President of the Bank of Guatemala
- In office 1 October 2014 – 30 September 2018
- Preceded by: Edgar Barquín
- Succeeded by: Sergio Francisco Recinos Rivera

Personal details
- Alma mater: Universidad de San Carlos de Guatemala

= Julio Suárez =

Guatemalan banker

Julio Roberto Suárez Guerra is a Guatemalan banker who served as the president of the Bank of Guatemala from 1 October 2014 to 30 September 2018. He spent the majority of his term detained, relating to a large-scale fraud case, of which he was cleared on appeal in July 2019.

==Career==
Suárez obtained a degree from the Universidad de San Carlos de Guatemala. From 2002 to 2005 he worked for the Central American Bank for Economic Integration. Suárez also worked as the Guatemalan representative to the International Monetary Fund. Suárez served as Vice President of the Bank of Guatemala from 2006 until his appointment as President per 1 October 2014. He succeeded Edgar Barquín.
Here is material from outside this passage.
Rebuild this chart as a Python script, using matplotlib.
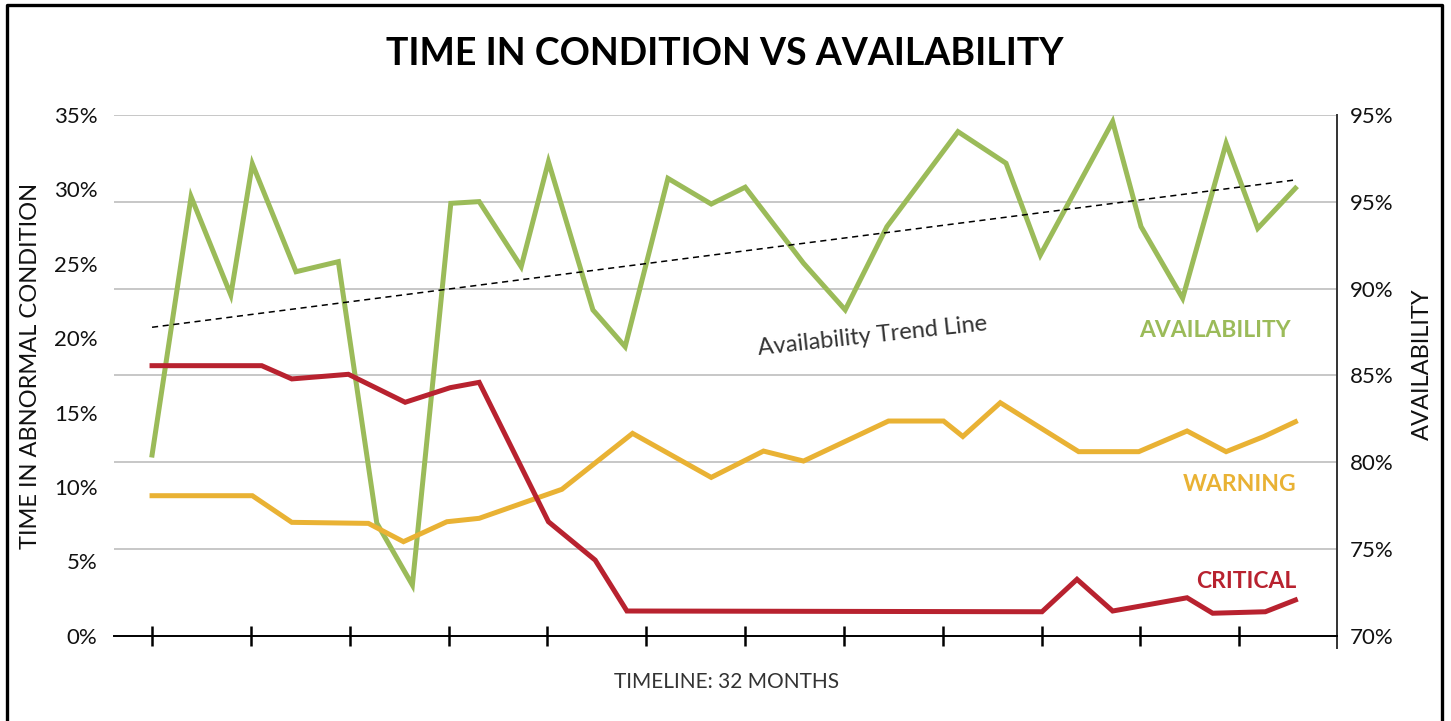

On 20 May 2015 Suárez was arrested together with fifteen others on accusations of fraud, illegal charging of commissions, illicit association and influence peddling. Suárez himself was accused of fraud. The accusations were linked to the awarding of a contract to the Empresa Farmaceútica Pisa de Guatemala with services to the Guatemalan Social Security Institute, in which the accused were suspected of receiving kickbacks. Suárez spent 3,5 years in detention before his trial commenced. On 26 September 2018 he, and eleven others, were convicted of fraud and sentenced to six years and 3 months imprisonment. On 5 July 2019 an appeal led to the clearing of the charges against Suárez.

Suárez's term in office as President of the Bank of Guatemala ended on 30 September 2018, he was succeeded by Sergio Francisco Recinos Rivera.